At the turn of this century, the landscape of music studies witnessed many new cultural, critical and historicist approaches. These approaches challenge the institutionalized priorities of a field biased toward the self-referential aesthetic autonomy of music and its independence from other forms of social discourse. These approaches also challenge the foundations of Music Theory. Instead, the new musicology promises heightened awareness of the ideological dimensions of the latter 'purely aesthetic' paradigm and a renewed interest in the heterogenous and much contested cultural arena that is its condition of possibility.

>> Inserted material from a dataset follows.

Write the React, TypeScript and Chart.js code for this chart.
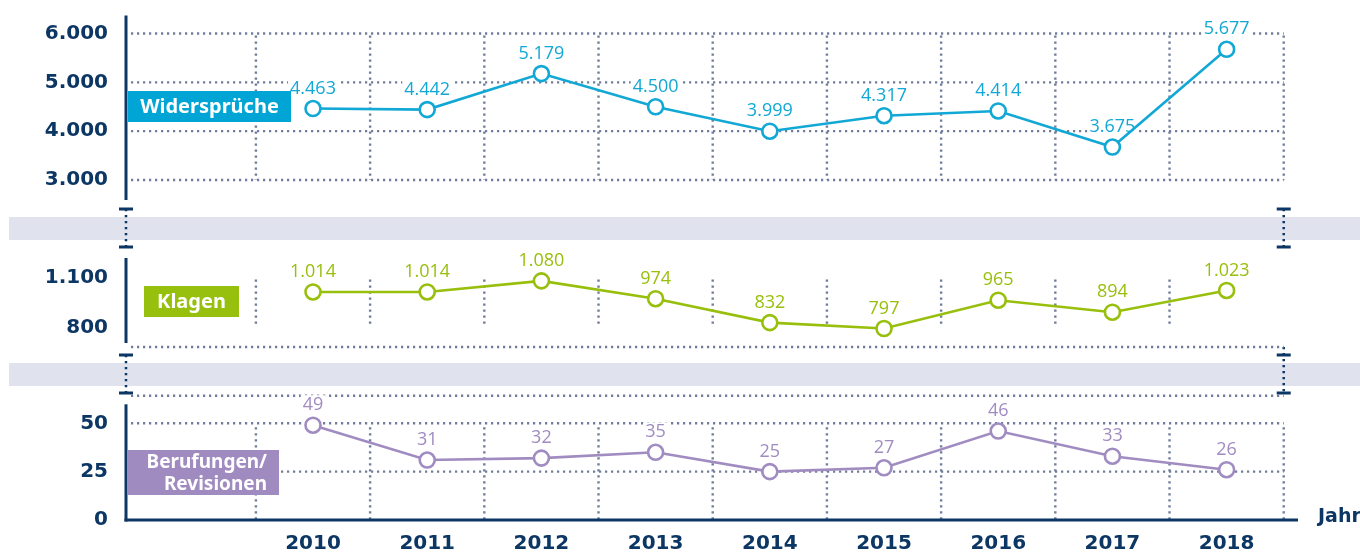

This paradigmatic shift in emphasis has marked an embrace of various traditionally excluded categories, such as race, class, gender, sexuality, and so on, and a renewed faith in the ethical and political relevance of musicological writing.
How, if at all, are these cultural, ethical and political concerns relevant for music theory and how is music theory relevant to these concerns? The first session investigates the curse and the promise of notions of the “purely musical” as well as musical formalism in relation to themes raised by the new critical musicology; the second session examines the critical dimensions of works by composers ranging from Mahler to Lachenmann in relation to their philosophical underpinnings (ranging from Nietzsche to Derrida); and the third session speculates on future possibilities for ethical and political strategies in writings on music. Repertoire explored in the sessions will be drawn from popular, ritual and concert music in a global frame.